* [CHALLENGE]
Pick out the lines in the listing below that contain the word "this" and copy them.

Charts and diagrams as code

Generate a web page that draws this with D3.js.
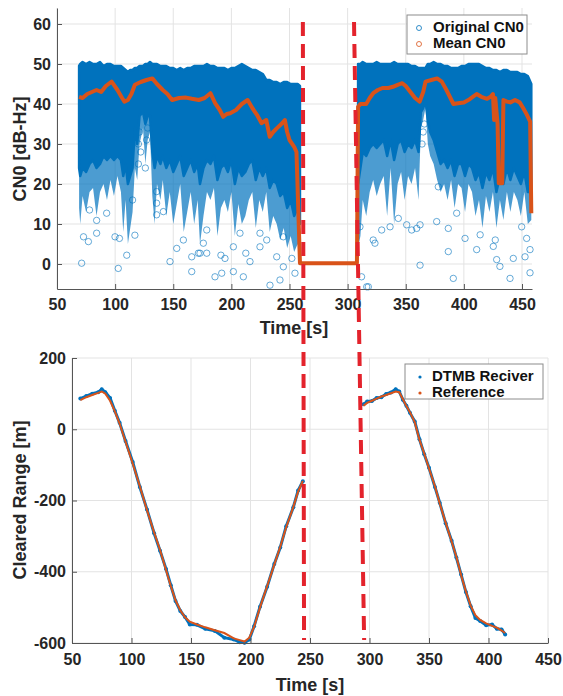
<!DOCTYPE html>
<html>
<head>
<meta charset="utf-8">
<script src="https://cdn.jsdelivr.net/npm/d3@7"></script>
<style>
  body { margin: 0; background: #fff; }
  svg { display: block; font-family: "Liberation Sans", Arial, sans-serif; }
  .axis text { font-size: 16px; font-weight: bold; fill: #262626; }
  .axis path, .axis line { stroke: #555; }
  .grid line { stroke: #e3e3e3; stroke-width: 1; }
  .label { font-size: 18px; font-weight: bold; fill: #262626; }
  .legend text { font-size: 15px; font-weight: bold; fill: #111; }
</style>
</head>
<body>
<div id="chart"></div>
<script>
(function(){

// ---- top panel: CN0 ----
// the scatter cloud: upper edge, lower edge of the solid part, lower edge of the sparse streaks
const cnTimeA   = [69,70,72,75,78,81,84,87,90,93,96,99,102,105,107,109,111,113,115,117,119,121,124,126,128,130,132,134,136,139,141,144,147,150,153,156,159,162,165,168,171,173,176,179,182,185,188,191,194,197,200,203,206,209,212,215,218,221,224,227,230,233,236,239,242,245,248,251,254,257,259];
const cnUpperA  = [49.5,50,50.5,50,50.5,50,50,50.5,49.5,50,50,49.5,49.5,49.5,49,48.5,48,48.5,48.5,49,49,49.5,49.5,50,50,50.5,50,50,50,49.5,49.5,49.5,49,49,48.5,49,48.5,49,49,49.5,49.5,49.5,49.5,50,49.5,49.5,49,49,49,48.5,49,49,49.5,50,49.5,49,48.5,48.5,48,47.5,46,46,45.5,45.5,45,45.5,45.5,45,45,45,44.5];
const cnSolidA  = [24,22,24,23,25,26,24,25,27,26,27,26,27,26,22,25,20,22,24,34,30,37,38,35,37,37,28,24,27,25,27,24,26,23,25,27,22,24,26,23,25,20,24,26,25,27,21,24,25,23,26,20,24,22,23,25,26,21,24,22,24,19,21,20,17,18,14,16,12,14,10];
const cnSparseA = [14,10,17,13,18,19,12,18,20,16,21,17,22,18,8,16,5,9,13,24,21,30,34,25,31,33,17,10,20,16,21,12,18,10,15,20,8,13,18,10,16,5,12,18,16,19,7,14,16,13,18,7,15,10,12,16,18,9,16,13,18,8,12,10,6,9,4,7,3,5,2];

const cnTimeB   = [309,311,313,316,319,322,325,328,331,334,337,340,343,346,349,352,355,358,361,363,365,367,369,371,374,377,380,383,386,389,392,395,398,401,404,407,410,413,416,419,422,425,428,431,434,437,440,443,446,449,452,455,458];
const cnUpperB  = [50,50,50.5,50,50,50,50.5,50,50,50,50,50.5,50,50,50,50,49.5,49.5,49,49,49,49,50,50,50.5,50,50,49.5,49.5,49,49,49,49.5,49.5,50,50,50,50,49.5,49,49,48.5,48.5,48,48.5,48.5,48,48,48,47.5,47.5,47,45];
const cnSolidB  = [20,24,28,27,29,30,29,30,31,27,31,26,30,31,28,30,29,31,28,38,39,41,36,33,31,28,25,26,24,26,22,25,25,22,25,24,21,23,19,23,21,24,18,22,20,24,21,24,22,20,23,18,18];
const cnSparseB = [4,7,16,12,18,21,17,20,22,12,24,10,20,23,16,22,20,24,16,34,36,39,30,27,25,21,18,20,16,21,14,20,19,13,20,18,12,16,9,17,13,18,9,16,11,18,13,18,16,12,18,10,11];

// scattered single samples below the cloud
const outTime  = [71.2,102.7,110,84.1,77,72.8,99.9,103.7,117,84.1,92.7,78,135.7,135.7,135.7,141.5,147.2,153,165.9,165.9,171.6,158.7,115,
                  120,120,121,122,127,128,126,
                  185.9,191.7,201.7,210.3,233.2,241.8,254.7,173,178.8,194.5,201.7,216,224.6,239,244.7,252,175.9,191,212.4,230.4,178.8,207.4,224.6,244.7,
                  310.6,316.4,322,329.3,336.5,317.8,312,323.5,343.6,350.8,355.1,359.4,362.3,362.3,376.6,378,386.6,386.6,390.9,393.8,401,411,414,425.3,428.2,431,427,439.7,442.5,452.6,456.9,456.9,454,449.7,364,365,366];
const outValue = [0.2,-1.1,2.2,7.7,5.6,6.8,6.8,6.4,7.2,10.9,12.7,13.5,18.1,15.2,12.3,13.1,0.6,3.9,-1.9,1.8,2.7,6,16,
                  30,25,33,28,31,34,24,
                  -3.2,-2.3,-1.9,-3.2,-5.3,-4,-2.3,2.7,2.7,1.4,4.3,0.6,4.3,1.8,-0.7,1.4,5.2,2.2,2.7,6,8.5,7.7,7.7,6.8,
                  9.3,-5.7,6,8.5,9.3,-5.7,-3.2,5.2,11.4,9.8,8.5,8.9,-0.3,9.8,10.6,19.3,8.9,3.1,-3.6,12.7,6.4,3.6,7.3,4.4,1.1,-0.6,6,-3.6,1.4,1.8,3.6,-2.2,6.4,9.3,30,33,35];

// moving mean of CN0
const meanTime  = [69,72,76,80,84,88,92,97,102,106,108,111,114,117,122,127,132,136,141,145,149,155,161,166,172,177,182,186,190,193,196,199,204,209,214,218,222,226,230,233,236,239,243,246,248,250,254,256,259,308,
                   309,311,316,319,322,326,330,335,339,343,347,350,354,358,362,365,367,372,377,381,385,391,395,400,405,411,415,420,423,425,426,427,429,430,433,434,437,440,444,448,451,454,457,458];
const meanValue = [41.8,41.5,42.5,43,43.5,43,44.5,45.6,43.5,41.5,40.6,41,42.5,44.8,45.5,46,46.4,45,43.5,42.5,41,41.5,41.6,41.3,41,41.5,42.7,40.2,38.5,36.8,37.5,37.7,38.5,40,41,39,37.3,35.2,36,31.8,33,33.9,35,36,33,31,29.3,28,0.2,0.2,
                   39.3,40,40,41.5,42.7,43.5,44,44,44.3,44.8,45.2,44.5,43,41.5,40.6,43,45.6,46,46.4,45.6,43.5,40,40.2,40.4,41.2,42.5,41.8,41.3,41.8,42.5,36,41.5,35,20.2,20.2,41,40.6,40.4,41,40.4,39,37.4,35.6,12.7];

// ---- bottom panel: cleared range ----
const refTimeA  = [57,62,67,72,75,78,82,86,90,95,101,107,113,119,124,129,133,137,141,145,149,155,162,170,178,186,191,195,199,203,208,214,220,225,230,236,240,244];
const refRangeA = [82,90,96,102,106,100,80,50,16,-35,-96,-160,-227,-290,-339,-395,-440,-480,-508,-528,-540,-548,-556,-564,-572,-587,-592,-596,-585,-555,-500,-440,-380,-330,-275,-218,-175,-145];
const rxRangeA  = [86,93,100,104,112,104,88,52,18,-33,-92,-162,-225,-292,-341,-392,-438,-482,-510,-527,-548,-549,-560,-566,-585,-590,-598,-599,-590,-553,-498,-442,-378,-332,-272,-219,-172,-146];

const refTimeB  = [295,298,302,306,310,314,318,322,325,328,331,334,338,342,346,350,355,359,364,369,373,377,381,385,389,393,398,403,407,411,414];
const refRangeB = [66,74,80,86,92,96,101,106,104,85,65,48,20,-30,-68,-110,-160,-208,-262,-315,-358,-410,-455,-495,-522,-535,-545,-552,-557,-565,-572];
const rxRangeB  = [70,78,79,88,90,99,103,112,106,83,66,46,22,-28,-70,-108,-162,-206,-264,-313,-360,-408,-457,-497,-530,-538,-550,-548,-560,-562,-576];

// outage window (red dashed markers), in each panel's own time base
const cnGapTime    = [261.5, 305.5];
const rangeGapTime = [245, 295.5];

const cnTicksX = d3.range(50, 451, 50);
const cnTicksY = [0, 10, 20, 30, 40, 50, 60];
const rangeTicksX = d3.range(50, 451, 50);
const rangeTicksY = [-600, -400, -200, 0, 200];

const blue = "#0072BD", orange = "#D95319", red = "#e3232c";
const width = 563, height = 696;

const svg = d3.select("#chart").append("svg")
  .attr("width", width)
  .attr("height", height);

// scales
const x1 = d3.scaleLinear().domain([50, 458.6]).range([57, 532]);
const y1 = d3.scaleLinear().domain([-6.25, 64]).range([289, 8]);
const x2 = d3.scaleLinear().domain([50, 450]).range([72, 548]);
const y2 = d3.scaleLinear().domain([-600, 200]).range([643, 358]);

function grid(x, y, tx, ty) {
  const gg = svg.append("g").attr("class", "grid");
  gg.selectAll(".gx").data(tx).enter().append("line")
    .attr("x1", d => x(d)).attr("x2", d => x(d))
    .attr("y1", y.range()[0]).attr("y2", y.range()[1]);
  gg.selectAll(".gy").data(ty).enter().append("line")
    .attr("y1", d => y(d)).attr("y2", d => y(d))
    .attr("x1", x.range()[0]).attr("x2", x.range()[1]);
}
grid(x1, y1, cnTicksX, cnTicksY);
grid(x2, y2, rangeTicksX, rangeTicksY);

// top: sparse streaks (lighter), then the solid cloud
const sparse = d3.area().x(d => x1(d[0])).y0(d => y1(d[3])).y1(d => y1(d[2]));
const solid = d3.area().x(d => x1(d[0])).y0(d => y1(d[2])).y1(d => y1(d[1]));
[[cnTimeA, cnUpperA, cnSolidA, cnSparseA], [cnTimeB, cnUpperB, cnSolidB, cnSparseB]].forEach(s => {
  const pts = s[0].map((t, i) => [t, s[1][i], s[2][i], s[3][i]]);
  svg.append("path")
    .datum(pts)
    .attr("d", sparse)
    .attr("fill", blue)
    .attr("fill-opacity", 0.7);
  svg.append("path")
    .datum(pts)
    .attr("d", solid)
    .attr("fill", blue)
    .attr("stroke", blue)
    .attr("stroke-width", 2.5)
    .attr("stroke-linejoin", "round");
});

svg.append("g").selectAll("circle")
  .data(outTime.map((t, i) => [t, outValue[i]]))
  .enter().append("circle")
  .attr("cx", d => x1(d[0]))
  .attr("cy", d => y1(d[1]))
  .attr("r", 3.2)
  .attr("fill", "none")
  .attr("stroke", blue)
  .attr("stroke-opacity", 0.75)
  .attr("stroke-width", 0.8);

svg.append("path")
  .datum(meanTime.map((t, i) => [t, meanValue[i]]))
  .attr("d", d3.line().x(d => x1(d[0])).y(d => y1(d[1])))
  .attr("fill", "none")
  .attr("stroke", orange)
  .attr("stroke-width", 4)
  .attr("stroke-linejoin", "round");

// bottom: receiver vs reference
const rline = d3.line().x(d => x2(d[0])).y(d => y2(d[1]));
[[refTimeA, rxRangeA, refRangeA], [refTimeB, rxRangeB, refRangeB]].forEach(s => {
  const rx = s[0].map((t, i) => [t, s[1][i]]);
  const ref = s[0].map((t, i) => [t, s[2][i]]);
  svg.append("path").datum(rx).attr("d", rline)
    .attr("fill", "none").attr("stroke", blue).attr("stroke-width", 3);
  svg.append("g").selectAll("circle").data(rx).enter().append("circle")
    .attr("cx", d => x2(d[0])).attr("cy", d => y2(d[1])).attr("r", 2).attr("fill", blue);
  svg.append("path").datum(ref).attr("d", rline)
    .attr("fill", "none").attr("stroke", orange).attr("stroke-width", 2);
});

// axes
function axes(x, y, tx, ty, pad) {
  svg.append("g").attr("class", "axis")
    .attr("transform", `translate(0,${y.range()[0]})`)
    .call(d3.axisBottom(x).tickValues(tx).tickFormat(d3.format("d"))
      .tickSizeInner(-5).tickSizeOuter(0).tickPadding(pad));
  svg.append("g").attr("class", "axis")
    .attr("transform", `translate(${x.range()[0]},0)`)
    .call(d3.axisLeft(y).tickValues(ty).tickFormat(d3.format("d"))
      .tickSizeInner(-5).tickSizeOuter(0).tickPadding(6));
}
axes(x1, y1, cnTicksX, cnTicksY, 10);
axes(x2, y2, rangeTicksX, rangeTicksY, 11);
svg.selectAll(".axis text").text(function(){ return this.textContent.replace("\u2212", "-"); });

// axis labels
svg.append("text").attr("class", "label").attr("x", 294).attr("y", 334)
  .attr("text-anchor", "middle").text("Time [s]");
svg.append("text").attr("class", "label").attr("x", 310).attr("y", 691)
  .attr("text-anchor", "middle").text("Time [s]");
svg.append("text").attr("class", "label")
  .attr("transform", "translate(26,149) rotate(-90)")
  .attr("text-anchor", "middle").text("CN0 [dB-Hz]");
svg.append("text").attr("class", "label")
  .attr("transform", "translate(26,500) rotate(-90)")
  .attr("text-anchor", "middle").text("Cleared Range [m]");

// red dashed outage markers spanning both panels
cnGapTime.forEach((t, i) => {
  svg.append("line")
    .attr("x1", x1(t)).attr("y1", 22)
    .attr("x2", x2(rangeGapTime[i])).attr("y2", 640)
    .attr("stroke", red)
    .attr("stroke-width", 4)
    .attr("stroke-dasharray", "14,8");
});

// legends
function legend(x0, y0, w, h, items, marker) {
  const g = svg.append("g").attr("class", "legend");
  g.append("rect").attr("x", x0).attr("y", y0).attr("width", w).attr("height", h)
    .attr("fill", "#fff").attr("stroke", "#8c8c8c").attr("stroke-width", 1);
  items.forEach((it, i) => {
    const cy = y0 + 13 + i * 16;
    if (marker === "o") {
      g.append("circle").attr("cx", x0 + 12).attr("cy", cy).attr("r", 2.5)
        .attr("fill", "none").attr("stroke", it[1]).attr("stroke-width", 0.8);
    } else {
      g.append("circle").attr("cx", x0 + 15).attr("cy", cy).attr("r", 1.6).attr("fill", it[1]);
    }
    g.append("text").attr("x", x0 + (marker === "o" ? 26 : 27)).attr("y", cy)
      .attr("dominant-baseline", "middle").text(it[0]);
  });
}
legend(407, 15, 120, 39, [["Original CN0", blue], ["Mean CN0", orange]], "o");
legend(405, 364, 138, 35, [["DTMB Reciver", blue], ["Reference", orange]], ".");

})();
</script>
</body>
</html>
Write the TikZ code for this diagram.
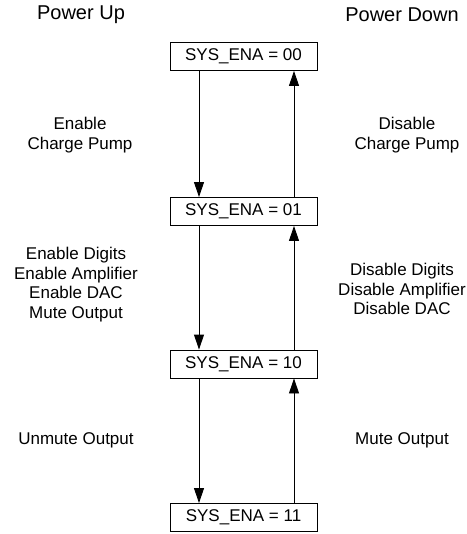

* [THE RESULT]
Generate a web page that draws this with D3.js.
svg.selectAll(".axis text").text(function(){ return this.textContent.replace("\u2212", "-"); });
Write the TikZ code for this diagram.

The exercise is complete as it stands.